Tuesday, September 19, 2006

Getting high...

I caught a story on VOCM last week (and a column in the most recent The Express) that T.A. Loeffler is reporting that she had a successful expedition to climb Mount Elbrus even though bad weather forced her back before she could reach the summit.

Now, good on her for trying this. Like most climbs at that height, and with those weather conditions, it's a dangerous thing to attempt. If you don't believe me, then read Dups account of climbing that same mountain back in June. He barely made it and there were certainly plenty of stories about people who didn't survive the attempt.

So if trying to climb the mountain and surviving is considered successful, then I agree. However, the way VOCM worded the story gave me some pause. So did her column. You see, Loeffler is trying to do the Seven Summits. That means climbing the highest mountain on each of the seven continents. I just hope Elbrus isn't off that list. She didn't make the top so she's going to have to go back.

I only mention this because she's soliciting sponsors to help her do this and there's something about the way it reads right now that leaves a bad taste in my mouth. But I stand to be corrected on this.

I have a couple of friends who are into climbing. And while talking about this Seven Summits one of them, Mike, mentioned the Twelve Summits. Which is to climb the tallest point in each of the 10 provinces and three territories in Canada. Oh, and in case you were wondering why it's 12 and not 13, the tallest mountain in Newfoundland and Labrador straddles the border with Quebec, making it the tallest in each province. It also has a somewhat messy history.

Anyway, it's an idea that they're kicking around in their heads, trying to climb all these retarded mountains, although I don't know how serious they are.

Now you might not think that would be as big a challenge as the Seven Summits, but apparently only person has done it. And he wasn't Canadian. He was from Ohio.

So it's really a great challenge and a way to get into the history books if you're feeling brave - be the first Canadian to climb the Twelve Summits. I mean, you wouldn't think the "mountain" in PEI would be that much of a challenge. And considering it's at the edge of a potato field you'd be right.

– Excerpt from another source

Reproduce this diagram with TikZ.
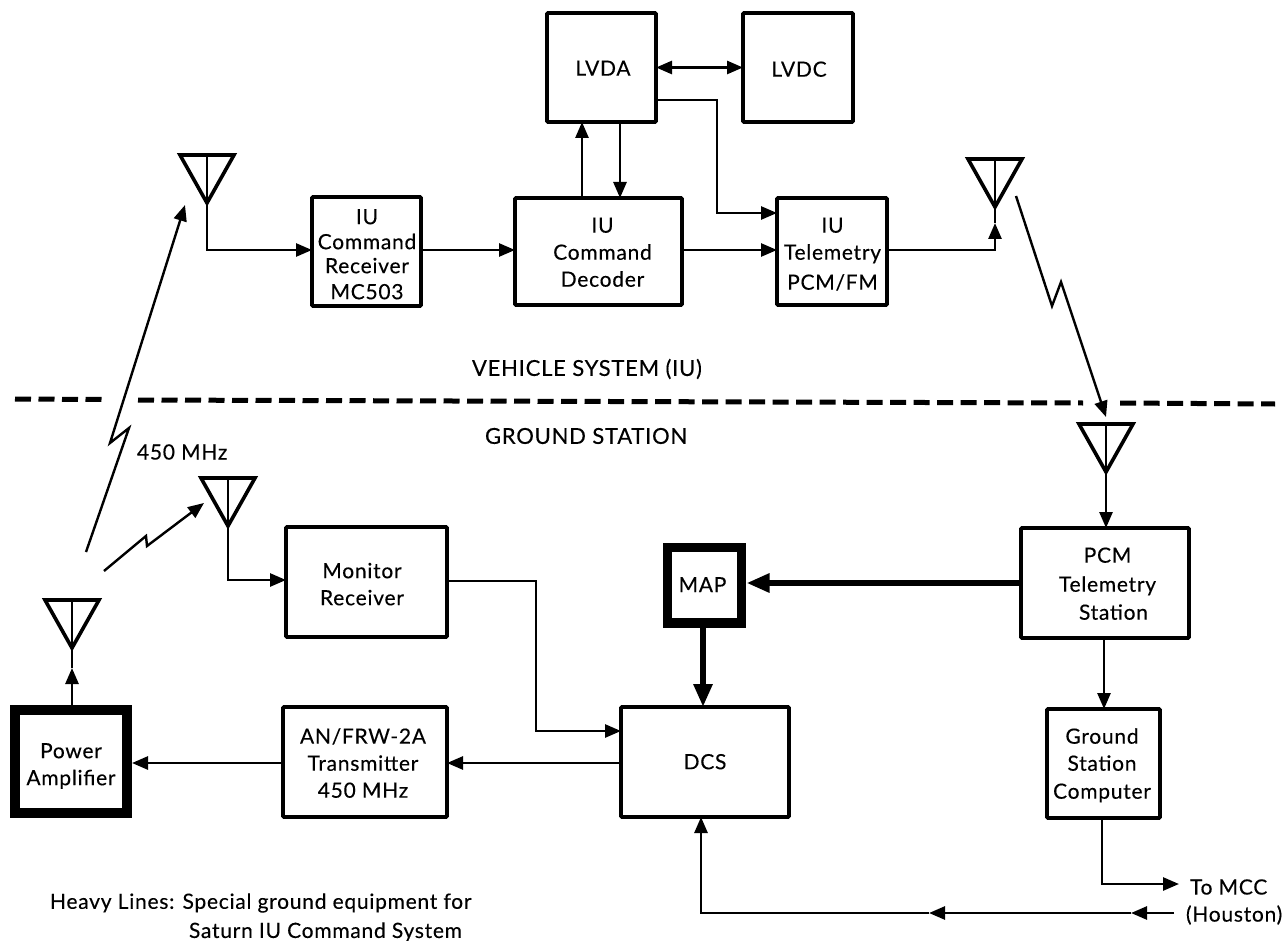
\documentclass[tikz,border=0pt]{standalone}
\usepackage{fontspec}
\setmainfont{Lato}[LetterSpace=3.5,FakeBold=0.25]
\usetikzlibrary{arrows.meta}
\newcommand{\tb}[3]{\raisebox{\dimexpr-#2pt-7pt\relax}[0pt][0pt]{\makebox[0pt][c]{\hspace*{\dimexpr 2\dimexpr#1pt\relax\relax}\begin{tabular}{@{}c@{}}#3\end{tabular}}}}
\tikzset{
  lineonly/.style={line width=2.7pt,line join=miter},
  conn/.style={lineonly,-{Triangle[length=16pt,width=13pt]}},
  heavyconn/.style={line width=6.5pt,-{Triangle[length=23pt,width=18pt]}},
  bolt/.style={line width=2.4pt,line join=miter,-{Triangle[length=16pt,width=13pt]}},
  box/.style={draw,line width=3.6pt,inner sep=0pt,outer sep=0pt,rounded corners=1pt,font=\fontsize{21}{27}\selectfont},
  heavybox/.style={box,line width=9.5pt,rounded corners=0pt},
  lbl/.style={inner sep=0pt,outer sep=0pt,font=\fontsize{21}{27}\selectfont},
  caplbl/.style={lbl,font=\fontsize{22}{27}\selectfont},
  divider/.style={line width=5pt,dash pattern=on 16pt off 7.5pt},
  ant/.style={draw,line width=3.6pt,line join=miter}
}
\newcommand{\antenna}[3]{%
  \coordinate (#1) at (#2,#3+48);
  \draw[ant] (#2-27,#3) -- (#2+27,#3) -- (#1) -- cycle;
  \draw[line width=2.8pt] (#2,#3) -- (#1);
}
\begin{document}
\begin{tikzpicture}[x=1pt,y=-1pt]
\useasboundingbox (0,0) rectangle (1284,941);
% boxes: vehicle
\node[box,minimum width=109pt,minimum height=109pt] (lvda) at (601.5,67.5) {\tb{1.5}{1}{LVDA}};
\node[box,minimum width=110pt,minimum height=109pt] (lvdc) at (798,67.5) {\tb{1}{2}{LVDC}};
\node[box,minimum width=109pt,minimum height=109pt] (rx) at (366.5,251.5) {\tb{0.5}{3}{IU\\[-2pt]Command\\[-3pt]Receiver\\[-1pt]MC503}};
\node[box,minimum width=167pt,minimum height=107pt] (dec) at (598.5,251.5) {\tb{4}{1}{IU\\Command\\Decoder}};
\node[box,minimum width=110pt,minimum height=107pt] (tel) at (832,251.5) {\tb{0.5}{2.5}{IU\\Telemetry\\[3pt]PCM/FM}};
% boxes: ground
\node[box,minimum width=161pt,minimum height=110pt] (mon) at (366.5,582) {\tb{-4.5}{2.5}{Monitor\\Receiver}};
\node[heavybox,minimum width=74pt,minimum height=75.5pt] (map) at (704.5,585) {\tb{-2}{0}{MAP}};
\node[box,minimum width=168pt,minimum height=110pt] (pcm) at (1105,583) {\tb{2.5}{1}{PCM\\[2pt]Telemetry\\[1pt]\hspace*{12pt}Station}};
\node[heavybox,minimum width=112pt,minimum height=103pt] (pa) at (71,761.5) {\tb{0}{3}{Power\\Amplifier}};
\node[box,minimum width=164pt,minimum height=110pt] (an) at (365,762) {\tb{-2}{1.5}{AN/FRW-2A\\Transmitter\\450 MHz}};
\node[box,minimum width=168pt,minimum height=110pt] (dcs) at (705,762) {\tb{0}{0}{DCS}};
\node[box,minimum width=113pt,minimum height=109pt] (gsc) at (1103.5,763.5) {\tb{-1.5}{0.5}{Ground\\Station\\[1pt]Computer}};
% antennas
\antenna{a1}{207}{155}
\antenna{a2}{995}{159}
\antenna{a3}{1106}{424}
\antenna{a4}{228}{478}
\antenna{a5}{72}{600}
% free ends
\coordinate (boltAs) at (86,552);
\coordinate (boltA1) at (129,428);
\coordinate (boltA2) at (110,443);
\coordinate (boltAe) at (185,205);
\coordinate (boltBs) at (104,571);
\coordinate (boltB1) at (146,536);
\coordinate (boltB2) at (147,546);
\coordinate (boltBe) at (204,503);
\coordinate (boltCs) at (1016,196);
\coordinate (boltC1) at (1052,306);
\coordinate (boltC2) at (1061,282);
\coordinate (boltCe) at (1106,417);
\coordinate (mcc) at (1179,884);
\coordinate (hou) at (1174,913);
\coordinate (houA) at (1131,913);
\coordinate (houB) at (929,913);
\coordinate (hcorner) at (701,913);
\coordinate (bendA) at (717,213);
\coordinate (bendB) at (536,731);
\coordinate (a2tip) at (995,223);
\coordinate (a5tip) at (72,668);
% connectors
\draw[conn] (a1) |- ([yshift=1.5pt]rx.west);
\draw[conn] ([yshift=1.5pt]rx.east) -- ([yshift=1.5pt]dec.west);
\draw[conn] ([xshift=67pt]dec.north west) -- ([xshift=35pt]lvda.south west);
\draw[conn] ([xshift=73pt]lvda.south west) -- ([xshift=105pt]dec.north west);
\draw[lineonly,{Triangle[length=16pt,width=13pt]}-{Triangle[length=16pt,width=13pt]}] (lvda.east) -- (lvdc.west);
\draw[conn] ([yshift=-87pt]lvda.north east) -| (bendA) -- ([yshift=-15pt]tel.north west);
\draw[conn] ([yshift=1.5pt]dec.east) -- ([yshift=1.5pt]tel.west);
\draw[conn] ([yshift=1.5pt]tel.east) -| (a2tip);
\draw[lineonly] (a2tip) -- (a2);
\draw[conn] (a3) -- ([xshift=1pt]pcm.north);
\draw[conn] (a4) |- ([yshift=2pt]mon.west);
\draw[conn] ([yshift=1pt]mon.east) -| (bendB) -- ([yshift=31pt]dcs.west);
\draw[conn] ([yshift=-1pt]dcs.west) -- ([yshift=-1pt]an.east);
\draw[conn] ([yshift=-1pt]an.west) -- ([xshift=5pt,yshift=-1.5pt]pa.east);
\draw[conn] ([xshift=1pt,yshift=5pt]pa.north) -- (a5tip);
\draw[lineonly] (a5tip) -- (a5);
\draw[heavyconn] (pcm.west) -- ([xshift=5pt,yshift=2pt]map.east);
\draw[heavyconn] ([xshift=-1.5pt,yshift=-5pt]map.south) -- ([xshift=-2pt]dcs.north);
\draw[conn] ([xshift=-1pt]pcm.south) -- ([xshift=0.5pt]gsc.north);
\draw[conn] ([xshift=-1.5pt]gsc.south) |- (mcc);
\draw[conn] (hou) -- (houA);
\draw[conn] (houA) -- (houB);
\draw[conn] (houB) -- (hcorner) -- ([xshift=-4pt]dcs.south);
\draw[bolt] (boltAs) -- (boltA1) -- (boltA2) -- (boltAe);
\draw[bolt] (boltBs) -- (boltB1) -- (boltB2) -- (boltBe);
\draw[bolt] (boltCs) -- (boltC1) -- (boltC2) -- (boltCe);
% divider
\coordinate (d0) at (15,399);
\coordinate (d1) at (103,399.5);
\coordinate (d2) at (138,400);
\coordinate (d3) at (1083,403);
\coordinate (d4) at (1120,403);
\coordinate (d5) at (1275,404);
\draw[divider] (d0) -- (d1);
\draw[divider] (d2) -- (d3);
\draw[divider] (d4) -- (d5);
% labels
\node[caplbl,anchor=west] (vs) at (472,369) {VEHICLE SYSTEM (IU)};
\node[caplbl,anchor=west] (gs) at (485,436) {GROUND STATION};
\node[lbl,anchor=west] (mhz) at (137,452) {450 MHz};
\node[lbl,anchor=west] (h1) at (50,903) {Heavy Lines: Special ground equipment for};
\node[lbl,anchor=west] (h2) at (189,932) {Saturn IU Command System};
\node[lbl,anchor=west] (t1) at (1190,887) {To MCC};
\node[lbl,anchor=west] (t2) at (1186,915) {(Houston)};
\end{tikzpicture}
\end{document}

But the mountains in BC, Alberta, Quebec/Newfoundland and Labrador, the Yukon and Nunavut are a bitch and half. Even if some of them are not exceptionally tall, they are very technical. Or difficult to reach.

Like the one in Nunavut, for example. At 8,000 feet, it's not huge. Mt. Elbrus, the one that Dups and Loeffler just climbed, is around 18,000. It is, however, at 80 degree North and only about 500 miles from the North Pole. It's Northern Ellesmere Island. Fewer people have climbed this mountain than K2. It's difficult to get to, very expensive to reach (the charter flight from Resolute to Alert is $30,000. To get to Resolute from Edmonton would probably set you back more than $3,000) and a technically challenging mountain under harsh conditions.

Go here if you want to see where it is on a map. It's in the national park just south of Alert.

So I don't anticipate them doing this anytime soon, although it would be cool to think some of my friends accomplishing this. However, the suggestion among this group of friends, who are scattered far and wide, is that we should climb the tallest mountain in whatever province or territory we're currently living in and that we should do it at the same time, is nuts.

I want to see more of Nunavut, there's no doubt about that. But if you think I'm flying to Alert to climb an 8,000 foot tall mountain anytime soon, you're out of your mind...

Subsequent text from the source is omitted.